This is the master project I conducted under the supervision of Franz Zotter (IEM) and Filippo Fazi (ISVR) in 2012. I spent half of the thesis in Graz, Austria, at the IEM and the second half at the ISVR in Southampton, UK. Half-way through the thesis I was able to present some results at the Ambisonics Symposium 2012 in York. The main question the thesis posed was:
Can we find a set of basis functions for the decomposition of a sound field (similar to spherical harmonics) for arbitrarily shaped rigid objects? Are these frequency independent?
An application would be to build microphone arrays of unconventional shape with different or similar properties like a spherical microphone array.
This thesis deals with compact rigid microphone arrays and their acoustic modal representation for sound field reconstruction and beamforming.
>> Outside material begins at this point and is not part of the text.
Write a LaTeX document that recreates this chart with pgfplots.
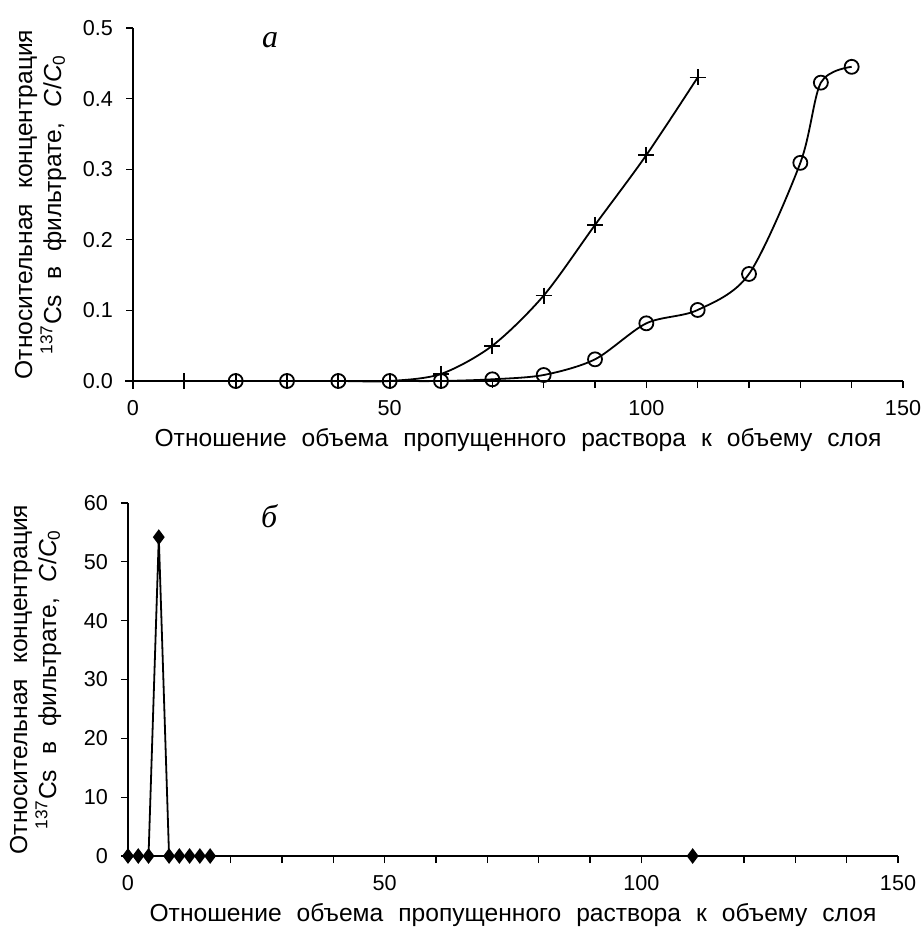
\documentclass[border=0pt]{standalone}
\usepackage{pgfplots}
\pgfplotsset{compat=1.18}
\usepackage{fontspec}
\setmainfont{Liberation Sans}
\newfontfamily\labelfont[WordSpace=2.2]{Liberation Sans}
\newfontfamily\serifit{Liberation Serif}
\pgfplotsset{mystyle/.style={
  scale only axis, width=385pt, height=176.5pt,
  xmin=0, xmax=150,
  axis lines=left, axis line style={-, line width=0.6pt},
  tick align=outside,
  xtick={0,50,100,150}, minor xtick={10,20,...,140},
  major tick length=3.5pt, minor tick length=3.5pt,
  tick style={black, line width=0.6pt},
  ticklabel style={font=\fontsize{10.8}{13}\selectfont},
  xticklabel style={yshift=-2.5pt},
  yticklabel style={xshift=-3pt},
  /pgf/number format/assume math mode=true,
  label style={font=\labelfont\fontsize{12.3}{14.5}\selectfont},
  ylabel style={align=center, at={(axis description cs:-0.12,0.5)}, anchor=center},
  xlabel style={at={(axis description cs:0.5,-0.167)}, anchor=center},
  xlabel={Отношение объема пропущенного раствора к объему слоя},
  ylabel={Относительная концентрация\\\textsuperscript{137}Cs в фильтрате, \textit{C}/\textit{C}\textsubscript{0}},
  clip=false,
}}
\begin{document}
\begin{tikzpicture}
\useasboundingbox (0,0) rectangle (460.5pt,-468pt);
\begin{axis}[mystyle, at={(66.5pt,-190.5pt)}, anchor=south west,
  ymin=0, ymax=0.5, ytick={0,0.1,0.2,0.3,0.4,0.5},
  yticklabel style={/pgf/number format/.cd, fixed, fixed zerofill, precision=1}]
\addplot[black, line width=0.9pt, smooth, tension=0.5, mark=+, mark size=4pt, mark options={line width=0.9pt}]
 coordinates {(0,0) (10,0) (20,0) (30,0) (40,0) (50,0) (60,0.01) (70,0.05) (80,0.121) (90,0.221) (100,0.32) (110,0.43)};
\addplot[black, line width=0.9pt, smooth, tension=0.5, mark=o, mark size=3.5pt, mark options={line width=0.9pt}]
 coordinates {(20,0) (30,0) (40,0) (50,0) (60,0) (70,0.0024) (80,0.0085) (90,0.0307) (100,0.0817) (110,0.1006) (120,0.1516) (130,0.309) (134,0.4226) (140,0.445)};
\node[font=\serifit\itshape\fontsize{16}{16}\selectfont] at (axis cs:26.7,0.483) {а};
\end{axis}
\begin{axis}[mystyle, at={(64pt,-428pt)}, anchor=south west,
  ymin=0, ymax=60, ytick={0,10,20,30,40,50,60}]
\addplot[black, line width=0.9pt, mark=diamond*, mark size=3.2pt]
 coordinates {(0,0) (2,0) (4,0) (6,54.2) (8,0) (10,0) (12,0) (14,0) (16,0) (110,0)};
\node[font=\serifit\itshape\fontsize{16}{16}\selectfont] at (axis cs:27.5,57.8) {б};
\end{axis}
\end{tikzpicture}
\end{document}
A method for obtaining surface modes of arbitrarily shaped rigid microphone arrays based on the boundary element method (BEM) and the singular value decomposition (SVD) is introduced and an analysis of spherical and cylindrical arrays is presented. The modal functions are found to be frequency depen- dent except for frequencies below kr ≈ 1. This indicates that a simplification of the array signal processing can be applied for low frequencies. Further, the spatial resolution properties of different rigid spherical and cylindrical array shapes were analyzed. The different configurations simulated using the BEM were found to have similar vertical and horizontal resolution.
Keywords: acoustic radiation modes, boundary element method, microphone arrays, scattering, singular value decomposition, modal array processing, array modes.